The terror triggered other reactions besides heroism. Robert Falcon worked in the parking garage at the towers: "When the blast shook it went dark and we all went down, and I had a flashlight and everyone was screaming at me. People were ripping my shirt to try and get to my flashlight, and they were crushing me. The whole crowd was on top of me wanting the flashlight."
Michael Otten, an assistant vice president at Mizuho Capital Markets, was headed down the stairs around the 46th floor when the announcement came over the loudspeakers that the south tower was secure, people could go back to their desks or leave the building. He proceeded to the 44th floor, an elevator-transfer floor. One elevator loaded up and headed down, then came back empty, so he and a crowd of others piled in. One man's backpack kept the doors from closing. The seconds ticked by. "We wanted to say something, but the worst thing you can do is go against each other, and just as I thought it was going to close, it was about 9:00, 9:03, whenever it was that the second plane crashed into the building. The walls of the elevator caved in; they fell on a couple people." Otten and others groped through the dust to find a stairway, but the doors were locked. Finally they found a clearer passage, found a stairway they could get into and fled down to the street.
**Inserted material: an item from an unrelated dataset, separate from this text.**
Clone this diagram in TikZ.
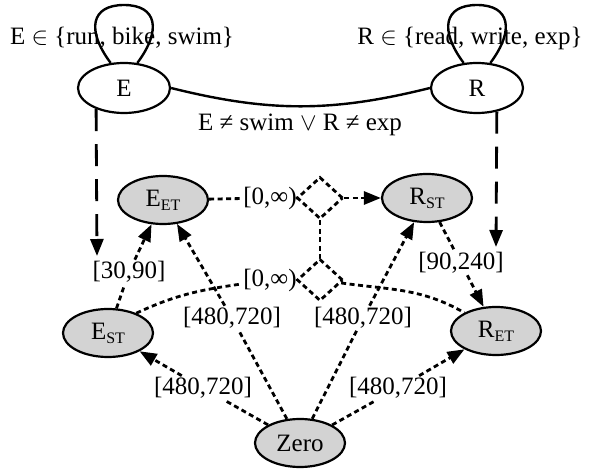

Even as people streamed down the stairs, the cracks were appearing in the walls as the building shuddered and cringed. Steam pipes burst, and at one point an elevator door burst open and a man fell out, half burned alive, his skin hanging off. People dragged him out of the elevator and helped get him out of the building to the doctors below. "If I had listened to the announcement," says survivor Joan Feldman, "I'd be dead right now."